▸ The exercise: Only the lines from the one with "Write the React, TypeScript" through the one with "import * as", inclusive, should be echoed exactly; pictures are left out.

(Entries with chart source code)

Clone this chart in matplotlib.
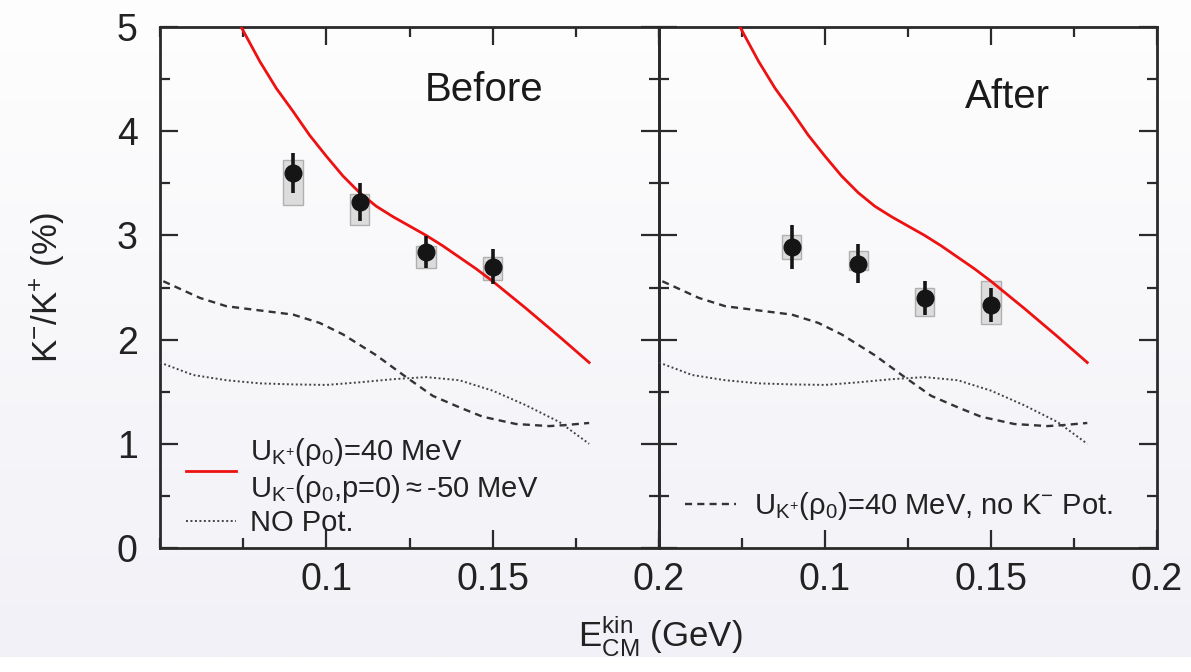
import numpy as np
import matplotlib
matplotlib.use("Agg")
import matplotlib.pyplot as plt
from matplotlib.patches import Rectangle
from matplotlib.lines import Line2D
from matplotlib.ticker import FixedLocator, FuncFormatter

plt.rcParams['font.family'] = ['Liberation Sans', 'DejaVu Sans']
plt.rcParams['mathtext.fontset'] = 'custom'
plt.rcParams['mathtext.rm'] = 'Liberation Sans'
plt.rcParams['mathtext.it'] = 'Liberation Sans:italic'
plt.rcParams['mathtext.bf'] = 'Liberation Sans:bold'

# model curves (same in both panels)
red_x = [0.0744, 0.08, 0.085, 0.09, 0.095, 0.10, 0.105, 0.11, 0.115, 0.12, 0.125, 0.13, 0.135,
         0.14, 0.145, 0.15, 0.16, 0.17, 0.179]
red_y = [5.0, 4.67, 4.41, 4.19, 3.96, 3.76, 3.57, 3.41, 3.28, 3.18, 3.09, 3.00, 2.90,
         2.79, 2.68, 2.56, 2.30, 2.03, 1.78]

dash_x = [0.051, 0.062, 0.070, 0.080, 0.090, 0.098, 0.105, 0.115, 0.124, 0.132, 0.140, 0.147,
          0.157, 0.167, 0.172, 0.179]
dash_y = [2.56, 2.40, 2.32, 2.28, 2.24, 2.16, 2.05, 1.85, 1.64, 1.46, 1.35, 1.26,
          1.19, 1.17, 1.18, 1.20]

dot_x = [0.05, 0.06, 0.07, 0.08, 0.09, 0.10, 0.11, 0.12, 0.13, 0.14, 0.15, 0.16, 0.17, 0.179]
dot_y = [1.78, 1.66, 1.61, 1.58, 1.57, 1.565, 1.59, 1.62, 1.64, 1.61, 1.51, 1.37, 1.21, 1.00]

# data points
pts_x = [0.09, 0.11, 0.13, 0.15]
before_y = [3.60, 3.32, 2.84, 2.70]
before_err = [0.19, 0.18, 0.155, 0.17]
before_sys_lo = [3.29, 3.10, 2.69, 2.57]
before_sys_hi = [3.72, 3.40, 2.90, 2.79]

after_y = [2.89, 2.73, 2.40, 2.33]
after_err = [0.21, 0.185, 0.16, 0.165]
after_sys_lo = [2.77, 2.67, 2.23, 2.15]
after_sys_hi = [3.00, 2.85, 2.50, 2.56]

box_w = 0.0058

fig = plt.figure(figsize=(11.91, 6.72), dpi=100)
fig.patch.set_facecolor('white')

# soft background gradient
bg = fig.add_axes([0, 0.022, 1, 0.978], zorder=-10)
grad = np.linspace(0, 1, 256).reshape(-1, 1)
bg.imshow(grad, aspect='auto', cmap=matplotlib.colors.LinearSegmentedColormap.from_list(
    'bg', ['#fefefe', '#f1f1f7']), extent=[0, 1, 0, 1], origin='upper')
bg.axis('off')

ax1 = fig.add_axes([160/1191, 1 - 548/672, 499/1191, 521/672])
ax2 = fig.add_axes([659/1191, 1 - 548/672, 498/1191, 521/672], sharey=ax1)

ink = '#2a2a2a'
red = '#ee1111'
dash_ls = (0, (3, 2.2))
dot_ls = (0, (1, 1.3))


def setup(ax):
    ax.set_facecolor('none')
    ax.set_xlim(0.05, 0.2)
    ax.set_ylim(0, 5)
    ax.xaxis.set_major_locator(FixedLocator([0.1, 0.15, 0.2]))
    ax.xaxis.set_minor_locator(FixedLocator([0.05, 0.075, 0.125, 0.175]))
    ax.yaxis.set_major_locator(FixedLocator([0, 1, 2, 3, 4, 5]))
    ax.yaxis.set_minor_locator(FixedLocator([0.5, 1.5, 2.5, 3.5, 4.5]))
    ax.xaxis.set_major_formatter(FuncFormatter(lambda v, p: '%g' % round(v, 3)))
    ax.tick_params(which='both', direction='in', top=True, right=True,
                   colors=ink, width=1.6, labelsize=27, labelcolor='#222222')
    ax.tick_params(which='major', length=13)
    ax.tick_params(which='minor', length=7)
    ax.tick_params(axis='x', which='major', pad=10)
    ax.tick_params(axis='y', which='major', pad=16)
    for s in ax.spines.values():
        s.set_color(ink)
        s.set_linewidth(2)


def draw(ax, y, err, lo, hi):
    for x, l, h in zip(pts_x, lo, hi):
        ax.add_patch(Rectangle((x - box_w / 2, l), box_w, h - l, facecolor='#dcdcdc',
                               edgecolor='#b0b0b0', lw=1, zorder=2))
    ax.errorbar(pts_x, y, yerr=err, fmt='o', color='#151515', ms=12, elinewidth=2.6,
                capsize=0, zorder=4)
    ax.plot(red_x, red_y, color=red, lw=2, zorder=3)
    ax.plot(dash_x, dash_y, color='#333333', lw=1.7, ls=dash_ls, zorder=3)
    ax.plot(dot_x, dot_y, color='#444444', lw=1.4, ls=dot_ls, zorder=3)


setup(ax1)
setup(ax2)
draw(ax1, before_y, before_err, before_sys_lo, before_sys_hi)
draw(ax2, after_y, after_err, after_sys_lo, after_sys_hi)
plt.setp(ax2.get_yticklabels(), visible=False)

# legends
h_red = Line2D([], [], color=red, lw=2)
h_dot = Line2D([], [], color='#444444', lw=1.4, ls=dot_ls)
h_dash = Line2D([], [], color='#333333', lw=1.7, ls=dash_ls)
lab_red = ('U$_{\\mathrm{K}^{+}}$(ρ$_0$)=40 MeV' + '\n' +
           'U$_{\\mathrm{K}^{-}}$(ρ$_0$,p=0)$\\approx$-50 MeV')
leg1 = ax1.legend([h_red, h_dot], [lab_red, 'NO Pot.'], loc='lower left',
                  bbox_to_anchor=(0.0, -0.03), frameon=False, fontsize=21,
                  handlelength=1.7, handletextpad=0.5, labelspacing=0.15)
for t in leg1.get_texts():
    t.set_color('#222222')
leg2 = ax2.legend([h_dash], ['U$_{\\mathrm{K}^{+}}$(ρ$_0$)=40 MeV, no K$^{-}$ Pot.'],
                  loc='lower left', bbox_to_anchor=(0.0, 0.0), frameon=False, fontsize=21,
                  handlelength=1.75, handletextpad=0.6)
for t in leg2.get_texts():
    t.set_color('#222222')

ax1.text(0.65, 0.88, 'Before', transform=ax1.transAxes, fontsize=29, ha='center',
         va='center', color='#1a1a1a')
ax2.text(0.70, 0.865, 'After', transform=ax2.transAxes, fontsize=29, ha='center',
         va='center', color='#1a1a1a')

ax1.set_ylabel(r'K$^{-}$/K$^{+}$ (%)', fontsize=25, color='#222222', labelpad=36)
fig.text(660/1191, 1 - 635/672, r'E$^{\mathrm{kin}}_{\mathrm{CM}}$ (GeV)', fontsize=25,
         ha='center', va='center', color='#222222')

fig.savefig('out.png', dpi=100, facecolor=fig.get_facecolor())
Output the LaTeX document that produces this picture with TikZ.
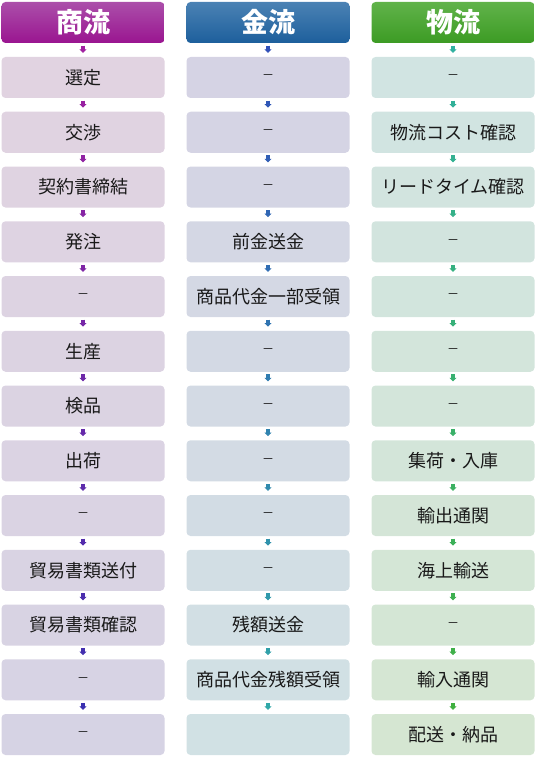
\documentclass[tikz,border=0pt]{standalone}
\usepackage{fontspec}
\setmainfont{Noto Sans CJK JP}
\usepackage{xcolor}
\usetikzlibrary{arrows.meta}

\definecolor{shoA}{HTML}{E1D3E1}
\definecolor{shoB}{HTML}{D6D3E4}
\definecolor{kinA}{HTML}{D5D3E4}
\definecolor{kinB}{HTML}{D1E1E4}
\definecolor{butA}{HTML}{D1E4E2}
\definecolor{butB}{HTML}{D5E6D2}
\definecolor{sarA}{HTML}{A020A0}
\definecolor{sarB}{HTML}{3A30B0}
\definecolor{karA}{HTML}{3050B8}
\definecolor{karB}{HTML}{30A8A8}
\definecolor{barA}{HTML}{30B0A0}
\definecolor{barB}{HTML}{40B040}
\definecolor{shoTop}{HTML}{AB4FAA}
\definecolor{shoBot}{HTML}{9A1590}
\definecolor{kinTop}{HTML}{4B82B4}
\definecolor{kinBot}{HTML}{1D5F9C}
\definecolor{butTop}{HTML}{61B34A}
\definecolor{butBot}{HTML}{3C9B24}

% short dash for an empty step
\newcommand{\nostep}{{\fontsize{12}{14}\selectfont －}}

\begin{document}
\begin{tikzpicture}[x=1pt, y=-1pt,
				box/.style={rectangle, rounded corners=4pt, minimum width=163pt,
					minimum height=41pt, inner sep=0pt, text=black!90,
					font=\fontsize{18}{20}\selectfont},
				head/.style={box, text=white, font=\fontsize{27}{29}\selectfont\bfseries},
				flow/.style={line width=3.5pt, -{Triangle[length=3.5pt,width=7pt]},
					shorten <=2.5pt, shorten >=4pt}]
				\useasboundingbox (0,0) rectangle (536,757);
				% headers
				\node at (83,22.5) (sh) [head, top color=shoTop, bottom color=shoBot] {商流};
				\node at (268,22.5) (kh) [head, top color=kinTop, bottom color=kinBot] {金流};
				\node at (453,22.5) (bh) [head, top color=butTop, bottom color=butBot] {物流};
				% 商流
				\foreach \txt [count=\i] in {選定, 交渉, 契約書締結, 発注, \nostep, 生産, 検品, 出荷, \nostep, 貿易書類送付, 貿易書類確認, \nostep, \nostep} {
					\pgfmathtruncatemacro\pct{(\i-1)*100/12}
					\node at (83,{77.5+(\i-1)*54.75}) (s\i) [box, fill=shoB!\pct!shoA] {\txt};
				}
				% 金流
				\foreach \txt [count=\i] in {\nostep, \nostep, \nostep, 前金送金, 商品代金一部受領, \nostep, \nostep, \nostep, \nostep, \nostep, 残額送金, 商品代金残額受領, {}} {
					\pgfmathtruncatemacro\pct{(\i-1)*100/12}
					\node at (268,{77.5+(\i-1)*54.75}) (k\i) [box, fill=kinB!\pct!kinA] {\txt};
				}
				% 物流
				\foreach \txt [count=\i] in {\nostep, 物流コスト確認, リードタイム確認, \nostep, \nostep, \nostep, \nostep, 集荷・入庫, 輸出通関, 海上輸送, \nostep, 輸入通関, 配送・納品} {
					\pgfmathtruncatemacro\pct{(\i-1)*100/12}
					\node at (453,{77.5+(\i-1)*54.75}) (b\i) [box, fill=butB!\pct!butA] {\txt};
				}
				% arrows
				\draw[flow, draw=sarA] (sh) -- (s1);
				\draw[flow, draw=karA] (kh) -- (k1);
				\draw[flow, draw=barA] (bh) -- (b1);
				\foreach \i in {1,...,12} {
					\pgfmathtruncatemacro\n{\i+1}
					\pgfmathtruncatemacro\pct{\i*100/12}
					\draw[flow, draw=sarB!\pct!sarA] (s\i) -- (s\n);
					\draw[flow, draw=karB!\pct!karA] (k\i) -- (k\n);
					\draw[flow, draw=barB!\pct!barA] (b\i) -- (b\n);
				}
			\end{tikzpicture}
\end{document}
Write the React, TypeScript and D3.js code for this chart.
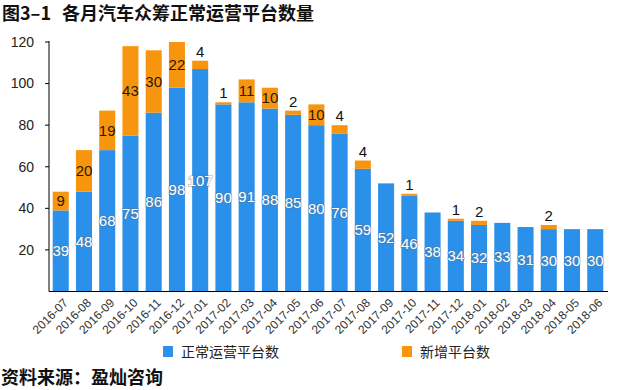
import React from "react";
import * as d3 from "d3";

const months = [
  "2016-07", "2016-08", "2016-09", "2016-10", "2016-11", "2016-12",
  "2017-01", "2017-02", "2017-03", "2017-04", "2017-05", "2017-06",
  "2017-07", "2017-08", "2017-09", "2017-10", "2017-11", "2017-12",
  "2018-01", "2018-02", "2018-03", "2018-04", "2018-05", "2018-06",
];
const normal = [39, 48, 68, 75, 86, 98, 107, 90, 91, 88, 85, 80, 76, 59, 52, 46, 38, 34, 32, 33, 31, 30, 30, 30];
const added = [9, 20, 19, 43, 30, 22, 4, 1, 11, 10, 2, 10, 4, 4, 0, 1, 0, 1, 2, 0, 0, 2, 0, 0];
const yTicks = [20, 40, 60, 80, 100, 120];

const BLUE = "#2a90ea";
const ORANGE = "#f8950e";
const FONT = "'Helvetica Neue', 'Liberation Sans', Arial, sans-serif";
const CJK = "'Noto Sans CJK SC', sans-serif";

export default function App() {
  const width = 640;
  const height = 390;

  const x = d3.scaleBand<string>()
    .domain(months)
    .range([49, 607])
    .paddingInner(0.31)
    .paddingOuter(0.16);
  const y = d3.scaleLinear().domain([0, 120]).range([291.5, 42]);
  const bw = x.bandwidth();

  return (
    <svg width={width} height={height} style={{ position: "absolute", left: 0, top: 0, background: "#fff" }}>
      <g fontFamily={CJK} fontWeight="bold" fontSize={18} fill="#111">
        <text x={2} y={20}>图3–1</text>
        <text x={62} y={20}>各月汽车众筹正常运营平台数量</text>
      </g>

      {/* bars */}
      {months.map((m, i) => {
        const x0 = x(m)!;
        const n = normal[i];
        const a = added[i];
        return (
          <g key={m}>
            <rect x={x0} width={bw} y={y(n)} height={y(0) - y(n)} fill={BLUE} />
            {a > 0 && (
              <rect x={x0} width={bw} y={y(n + a)} height={y(n) - y(n + a)} fill={ORANGE} />
            )}
          </g>
        );
      })}

      {/* labels */}
      {months.map((m, i) => {
        const cx = x(m)! + bw / 2;
        const n = normal[i];
        const a = added[i];
        return (
          <g key={"l" + m} fontFamily={FONT} fontSize={15} textAnchor="middle">
            <text
              x={cx}
              y={y(n / 2)}
              dy="0.35em"
              fill="#fff"
              stroke="rgba(110,110,110,0.35)"
              strokeWidth={2}
              style={{ paintOrder: "stroke" }}
            >
              {n}
            </text>
            {a >= 9 && (
              <text x={cx} y={y(n + a / 2)} dy="0.35em" fill="#2a1a05">{a}</text>
            )}
            {a > 0 && a < 9 && (
              <text x={cx} y={y(n + a) - 4} fill="#111">{a}</text>
            )}
          </g>
        );
      })}

      {/* y axis */}
      <line x1={49} x2={49} y1={y(120) - 1} y2={y(0)} stroke="#000" strokeWidth={1} />
      {yTicks.map((t) => (
        <g key={t} transform={`translate(0,${y(t)})`}>
          <line x1={45} x2={49} stroke="#000" />
          <text x={34} dy="0.35em" textAnchor="end" fontFamily={FONT} fontSize={14} fill="#222">{t}</text>
        </g>
      ))}

      {/* x axis */}
      <line x1={49} x2={608} y1={y(0)} y2={y(0)} stroke="#000" strokeWidth={1} />
      {months.map((m) => {
        const cx = x(m)! + bw / 2;
        return (
          <text
            key={"x" + m}
            transform={`translate(${cx + 8},${y(0) + 12}) rotate(-45)`}
            textAnchor="end"
            fontFamily={FONT}
            fontSize={12}
            fill="#333"
          >
            {m}
          </text>
        );
      })}

      {/* legend */}
      <rect x={163} y={346} width={10} height={11} fill={BLUE} />
      <text x={181} y={357} fontFamily={CJK} fontSize={14} fill="#222">正常运营平台数</text>
      <rect x={402} y={346} width={10} height={11} fill={ORANGE} />
      <text x={420} y={357} fontFamily={CJK} fontSize={14} fill="#222">新增平台数</text>

      <text x={1} y={384} fontFamily={CJK} fontWeight="bold" fontSize={18} fill="#111">
        资料来源：盈灿咨询
      </text>
    </svg>
  );
}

▸ Result for this task:
Write the React, TypeScript and D3.js code for this chart.
import React from "react";
import * as d3 from "d3";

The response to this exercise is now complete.